Germans and Americans are having a very public debate on the difficulty of finding the right equation between security and privacy. Yet it is lacking substance. It must include a better understanding of what the needs and benefits of government intelligence operations are in today’s world while working on how to maintain oversight over the tools we are creating.
That debate is particularly challenging for Germans given a tendency to avoid recognizing the importance of modern security instruments and therefore not investing in them. It leaves Germans dependent on the capacity of others—that is, the U.S.—to help with anticipating and preventing common threats.
Germany’s enhanced global leadership also comes with all too often stubbornly neglected responsibilities of being a major power. And that includes accepting the reality of surveillance and espionage as part of the catalogue of foreign policy equipment.

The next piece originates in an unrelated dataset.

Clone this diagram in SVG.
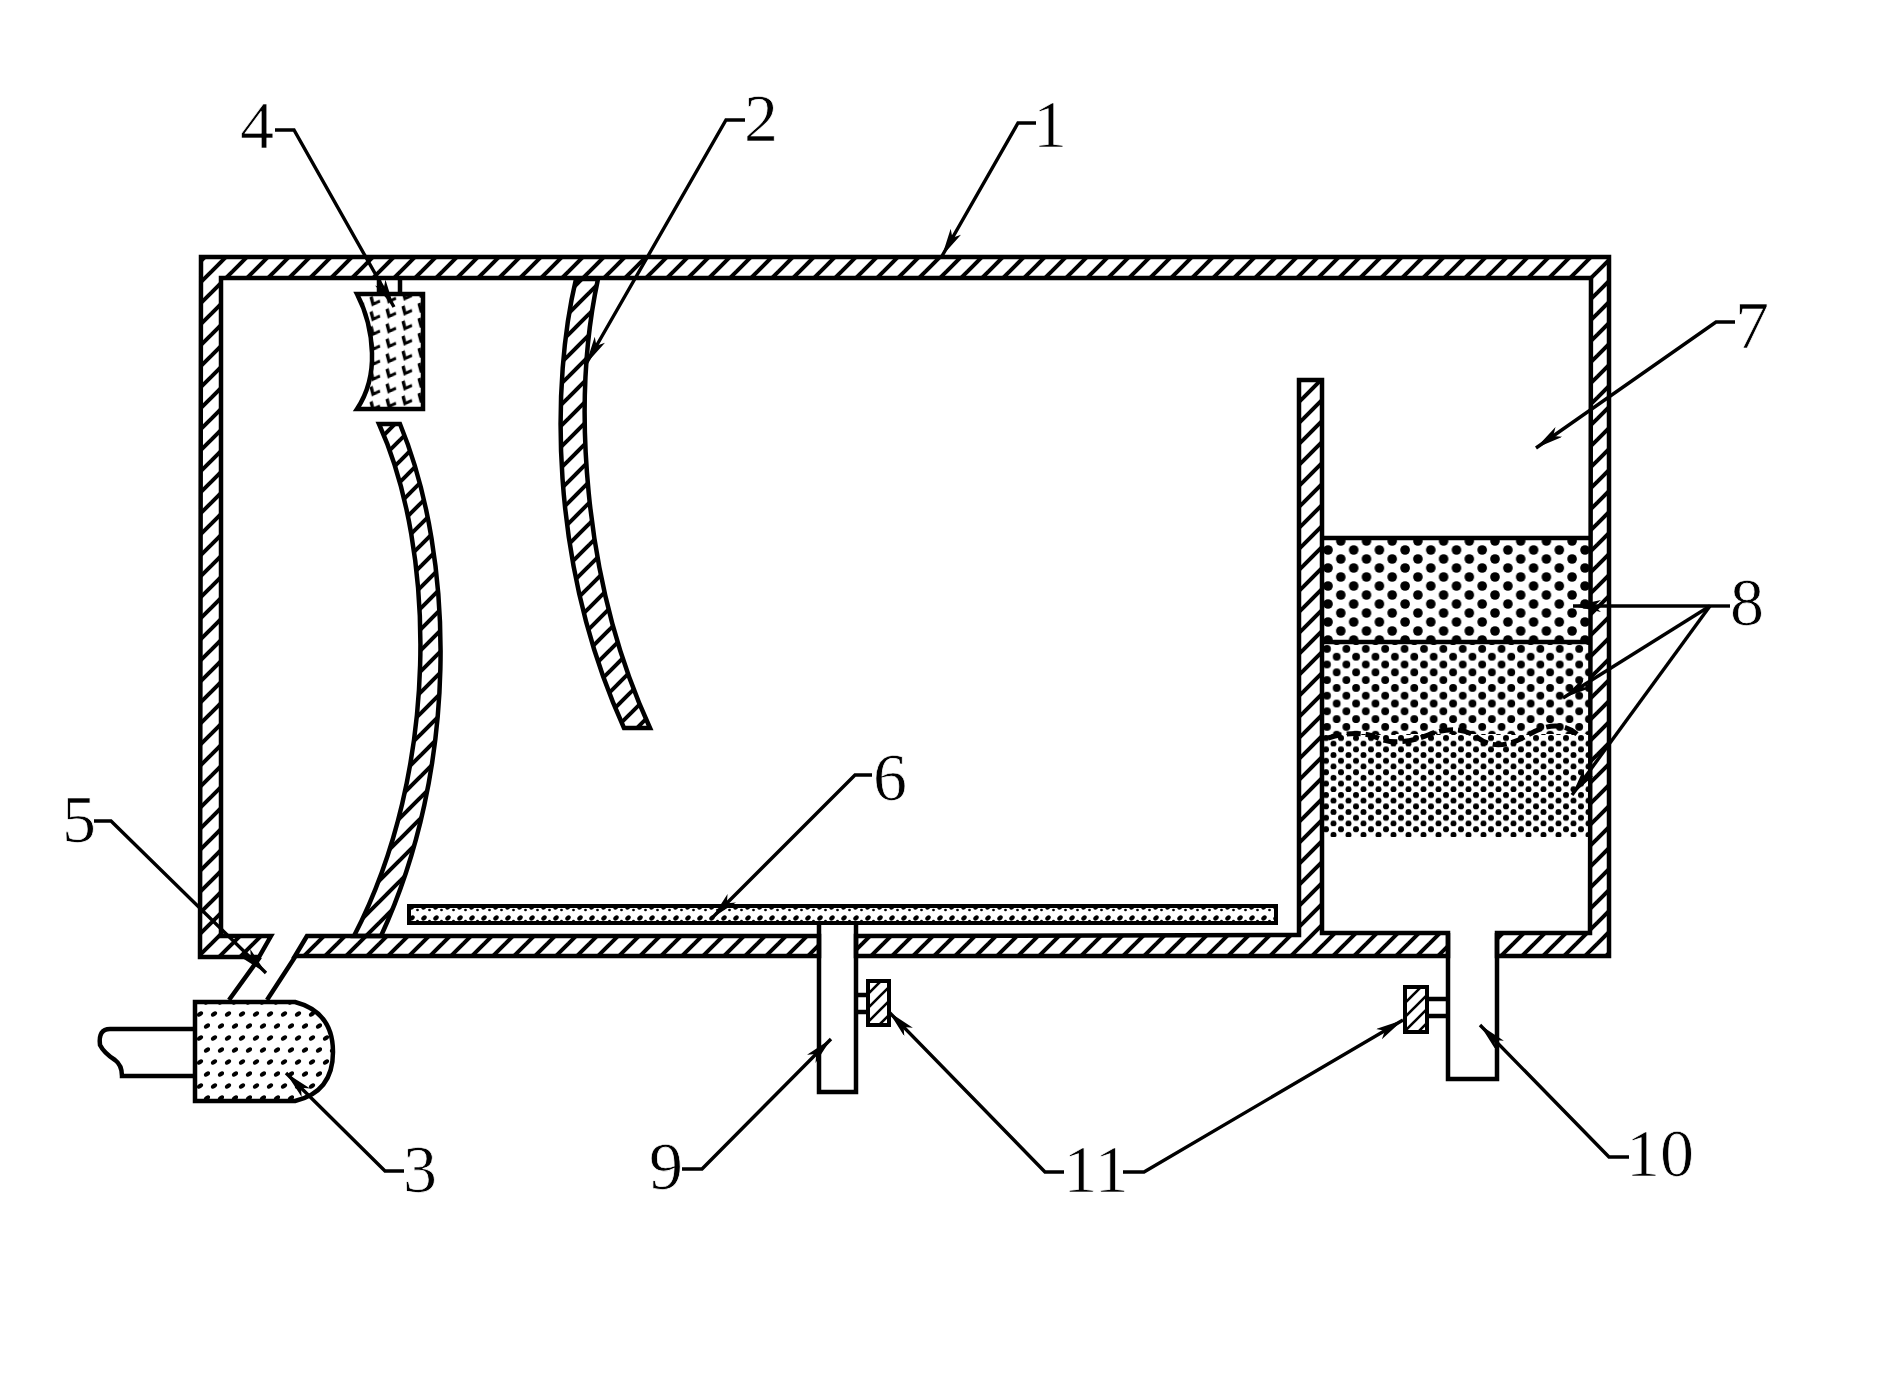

For its part, the United States urgently needs to understand that the enormous global reach of its intelligence also requires respect and recognition of the parameters set down by its own allies. There needs to be common ground if there is to be a shared effort in meeting shared challenges.
Germany and the U.S. often come at shared challenges with different narratives and prescriptions. This current clash offers a unique opportunity to renew a dialogue about both.
These two nations forged a partnership over many decades capable of dealing with ambitions and disagreements. We may be seeing a dramatic weakening of that partnership now if we cannot restore a foundation of cooperation at this critical point.